Building Community through Creativity with Sayge Carroll

 

Sayge Carroll wears a lot of hats: They’re well known in the Minneapolis arts scene as a co-founder of Mudluk Pottery, a prolific visual and public artist, and a committed community organizer. The newest project to have their name attached to it went up late this winter in Seward, just south of Downtown Minneapolis.

A series of tree grates, decorative panels, and sidewalk stamps were created to accompany a new residential building, known as Rivkin. The project’s original plan included a focus on alternative gardening practices and small-scale urban farming, which appears in Sayge’s designs as stylized leaves and nature-inspired patterns.

 

One of the tree grates installed outside the Rivkin building. Sidewalk stamps with similar motifs are visible in the background.

 

Sayge is an accomplished visual artist–with experience crafting ceramics, painting murals, and everything in between–but working with metal is still relatively new to them. That’s where CAFAC comes in.

“[Heather] is just so capable of doing those things that go above my head,” Sayge laughs. “I trust her to tell me if something’s not going to work.” With a little back and forth, Sayge created designs for tree grates, decorative balcony panels, and sidewalk stamps. Fabricating these pieces out of weathering steel needed machine precision–that meant turning their hand-drawn sketch into files that could be cut on a CNC plasma cutter. By using this machine, the fabrication team could avoid the inconsistencies that come with cutting metal by hand.

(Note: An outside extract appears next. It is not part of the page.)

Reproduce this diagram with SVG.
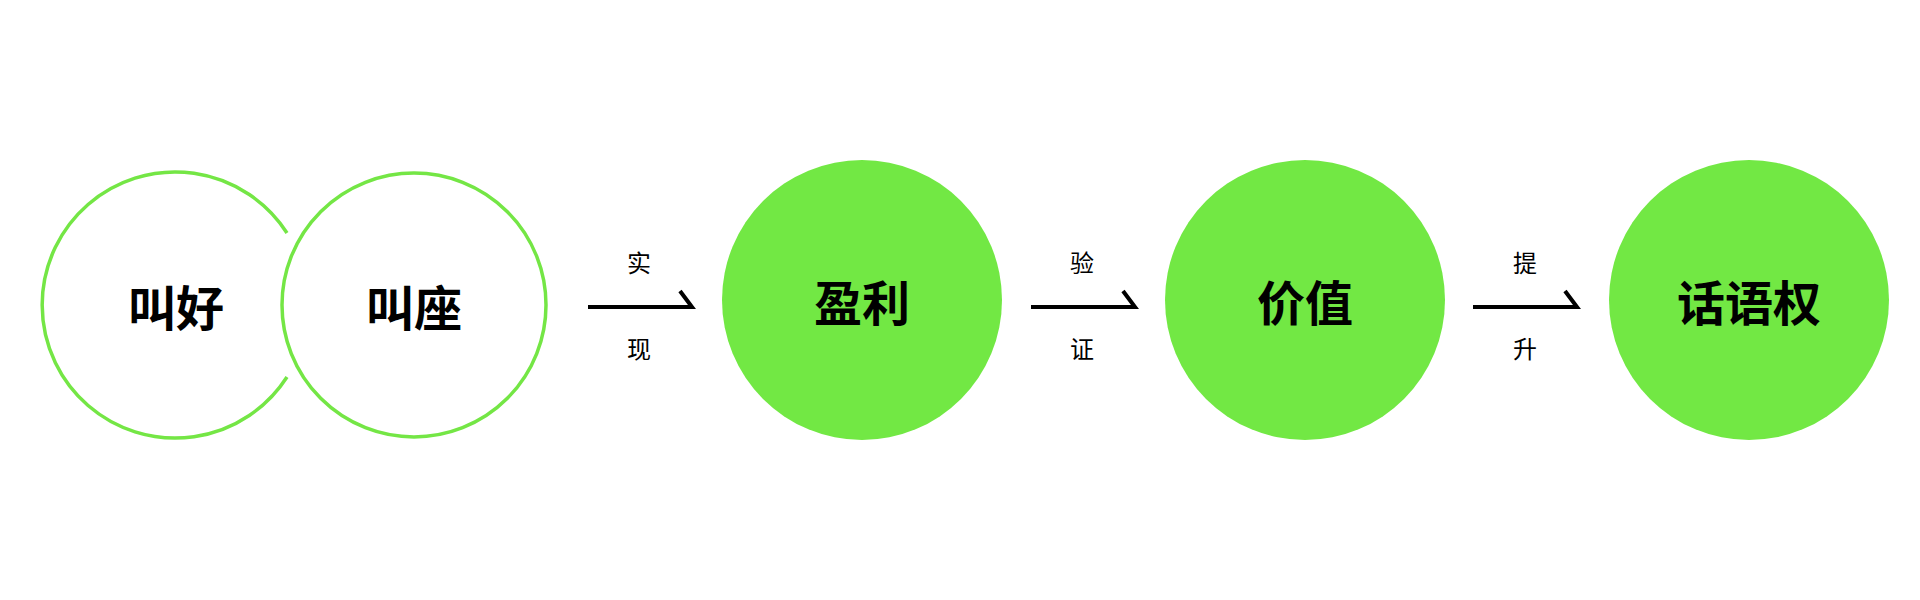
<svg xmlns="http://www.w3.org/2000/svg" width="1920" height="600" viewBox="0 0 1920 600">
<style>
.o{fill:none;stroke:#74e645;stroke-width:3.5}
.g{fill:#72e844}
.t{font-family:"Noto Sans CJK SC",sans-serif;font-size:48px;font-weight:bold;fill:#000;text-anchor:middle;dominant-baseline:central}
.l{font-family:"Noto Sans CJK SC",sans-serif;font-size:24px;fill:#000;text-anchor:middle;dominant-baseline:central}
.a{fill:none;stroke:#000;stroke-width:4}
</style>
<rect width="1920" height="600" fill="#fff"/>
<g id="n1"><path class="o" d="M287,233 A133,133 0 1 0 287,377"/><text class="t" x="176" y="305">叫好</text></g>
<g id="n2"><circle class="o" cx="414" cy="305" r="132"/><text class="t" x="414" y="305">叫座</text></g>
<g id="n3"><circle class="g" cx="862" cy="300" r="140"/><text class="t" x="862" y="300">盈利</text></g>
<g id="n4"><circle class="g" cx="1305" cy="300" r="140"/><text class="t" x="1305" y="300">价值</text></g>
<g id="n5"><circle class="g" cx="1749" cy="300" r="140"/><text class="t" x="1749" y="300">话语权</text></g>
<g id="connectors">
<path class="a" d="M588,307 H692 L680,291"/>
<path class="a" d="M1031,307 H1135 L1123,291"/>
<path class="a" d="M1473,307 H1577 L1565,291"/>
</g>
<g id="labels">
<text class="l" x="639" y="261">实</text><text class="l" x="639" y="347">现</text>
<text class="l" x="1082" y="261">验</text><text class="l" x="1082" y="347">证</text>
<text class="l" x="1525" y="261">提</text><text class="l" x="1525" y="347">升</text>
</g>
</svg>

“Using my hands is where I thrive, but having access to a CNC machine really catapults you [to another level],” says Sayge. 

 

One of the decorative panels, just after being cut on a CNC table.

 

The Rivkin development is unique in having a strong focus on community building between new residents. Along with the existing sculptural work, Sayge will have a hand in running community artmaking workshops focused on tile-making. This kind of community engagement is super familiar for Sayge–in fact, some South Minneapolis residents know themas much for their annual “harvest feasts,” which ran each fall from 2016 to 2022–as for their artwork. Neighbors were invited into Sayge’s home studio to create artwork, make friends, and eat locally grown food cooked by a professional chef. 

“Once we got Mudluk [Pottery] open, we haven’t been able to do [another] one,” Sayge explains. That’ll change this year with a collaborative event at George Floyd Square: the Bowls & Spoons Harvest Feast, a reimagining of those first neighborhood get-togethers led by multiple local organizations including Mudluk Pottery, CAFAC, City Food Studio, Plant-Grow-Share, and Pillsbury House + Theatre.

 

Shannon Brunette from the Office of Cultural Work smiles standing beside one of the installed decorative panels at the Rivkin building.

 

It’s only one of a range of community engagement projects Sayge is planning at the moment, however. Along with tile-making workshops for Rivkin’s residents, they’re contemplating ways to make Mudluk’s programming more accessible.

“[We’re] working on a ‘Mud Bus’ for Mudluk Pottery so that we can travel,” Sayge explains. With this ‘studio on wheels,’ staff will be able to bring their programming into the community, instead of the other way around. At the end of June, Mudluk and CAFAC will be side-by-side at the American Craft Fest in St. Paul, making bowls and spoons together with hands-on opportunities to festival-goers.

“It feels like a normal extension of community-focused projects,” says Sayge.